[Tango-artists] Session icons
dobey at novell.com
Mon Dec 5 10:16:07 PST 2005
My question would be to ask if I could see these in place in a mock-up
of how they would look to the user. Just seeing icons doesn't really
give enough context to their usage. It does seem, however, that these
are perhaps just more of the too many icons we already have. But, it
would be nice to see them in the UI where they are intended to be put,
so that I can make a better statement on the subject.
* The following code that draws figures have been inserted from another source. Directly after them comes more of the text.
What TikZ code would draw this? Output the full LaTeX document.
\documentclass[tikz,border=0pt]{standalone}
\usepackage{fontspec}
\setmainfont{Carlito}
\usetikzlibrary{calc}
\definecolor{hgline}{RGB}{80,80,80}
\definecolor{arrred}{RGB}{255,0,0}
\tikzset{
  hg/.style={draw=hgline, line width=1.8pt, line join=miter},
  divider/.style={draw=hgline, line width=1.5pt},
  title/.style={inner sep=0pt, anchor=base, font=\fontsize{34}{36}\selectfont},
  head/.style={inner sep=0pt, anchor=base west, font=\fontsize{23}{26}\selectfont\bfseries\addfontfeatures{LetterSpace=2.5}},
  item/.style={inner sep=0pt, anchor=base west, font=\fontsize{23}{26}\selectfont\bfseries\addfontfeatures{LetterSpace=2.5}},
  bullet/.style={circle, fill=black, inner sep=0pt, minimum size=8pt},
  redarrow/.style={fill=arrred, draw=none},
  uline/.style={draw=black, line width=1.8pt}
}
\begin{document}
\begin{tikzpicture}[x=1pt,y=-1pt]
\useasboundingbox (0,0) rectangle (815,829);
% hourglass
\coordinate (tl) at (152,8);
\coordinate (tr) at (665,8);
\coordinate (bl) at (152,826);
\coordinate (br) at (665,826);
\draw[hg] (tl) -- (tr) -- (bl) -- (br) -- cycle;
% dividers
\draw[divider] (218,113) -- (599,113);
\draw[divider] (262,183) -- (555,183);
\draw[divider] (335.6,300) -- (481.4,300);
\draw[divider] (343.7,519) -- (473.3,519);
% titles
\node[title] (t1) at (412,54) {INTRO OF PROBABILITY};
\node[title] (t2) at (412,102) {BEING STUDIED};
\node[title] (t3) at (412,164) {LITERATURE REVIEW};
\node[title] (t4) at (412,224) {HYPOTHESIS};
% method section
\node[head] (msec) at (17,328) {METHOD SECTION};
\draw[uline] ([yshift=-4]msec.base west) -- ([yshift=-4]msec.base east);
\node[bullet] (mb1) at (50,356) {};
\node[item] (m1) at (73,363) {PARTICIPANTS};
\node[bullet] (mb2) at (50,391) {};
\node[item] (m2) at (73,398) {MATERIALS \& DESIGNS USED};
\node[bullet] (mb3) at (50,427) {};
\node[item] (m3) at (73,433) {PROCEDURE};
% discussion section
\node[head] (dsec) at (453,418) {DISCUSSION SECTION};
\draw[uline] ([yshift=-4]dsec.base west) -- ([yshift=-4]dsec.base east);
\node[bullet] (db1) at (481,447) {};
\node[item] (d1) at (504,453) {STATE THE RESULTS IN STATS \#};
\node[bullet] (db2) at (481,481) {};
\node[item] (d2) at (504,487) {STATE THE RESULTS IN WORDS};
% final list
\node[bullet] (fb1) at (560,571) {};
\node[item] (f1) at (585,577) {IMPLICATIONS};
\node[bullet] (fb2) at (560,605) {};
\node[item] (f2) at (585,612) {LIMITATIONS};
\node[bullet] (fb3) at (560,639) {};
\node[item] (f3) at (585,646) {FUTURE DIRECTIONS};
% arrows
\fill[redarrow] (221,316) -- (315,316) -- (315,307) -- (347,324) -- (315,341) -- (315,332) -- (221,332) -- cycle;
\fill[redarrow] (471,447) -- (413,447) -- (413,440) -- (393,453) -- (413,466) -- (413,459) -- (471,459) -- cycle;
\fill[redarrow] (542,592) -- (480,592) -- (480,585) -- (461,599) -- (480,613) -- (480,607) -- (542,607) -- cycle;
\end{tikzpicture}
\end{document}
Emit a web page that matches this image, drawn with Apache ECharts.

On Sat, 2005-12-03 at 23:47 +0100, Manu Cornet wrote:
> Hello !
> I am new to designing icons (and new to this list), but I am also a
> developper for Ubuntu, and right now trying to enhance the "Close
> session" dialog.
> This dialog will need five new icons, for Shut Down, Reboot, Hibernate,
> Suspend and Log Out actions. The basic idea is to let them have
> different shapes but also very distinguishable colors : red for Shut
> Down, orange for Reboot, blue for Hibernate, green for Log Out and maybe
> purple for Suspend.
> I have already designed three of these icons, trying to follow Tango
> guildelines, and I am willing to make them better so that maybe some day
> they can be useful for the Tango project ? Here are the icons (PNG and
> SVG) :
> My questions are simple :
> * What about them ? Is there anything I can do to make them more
> "Tango-compliant" ? I realize that they probably still need a bit of
> polishing before getting real, final icons of the right size.
> * Do you have any idea for Hibernate and Suspend icons  ? I thought
> I'd make the Hibernate one blue because it could look like an ice cube
> or something, but other ideas are very welcome. I also thought of making
> one of these two have something like "Zzz" in it, but some people think
> users without any "cartoon" culture wouldn't necessarily understand.
> Well that's it, hope I can design nice icons and help the Tango project,
> I really love how all these icons look so far !
> Manu Cornet
>  The difference between those being : suspend just lets the computer
> "sleep" while its RAM is still on and still holds information ;
> hibernate saves the RAM content onto the hard disk and shuts the
> computer down -- thus, an hibernated computer does not use any energy at
> all -- and then restores it into the RAM when booting again.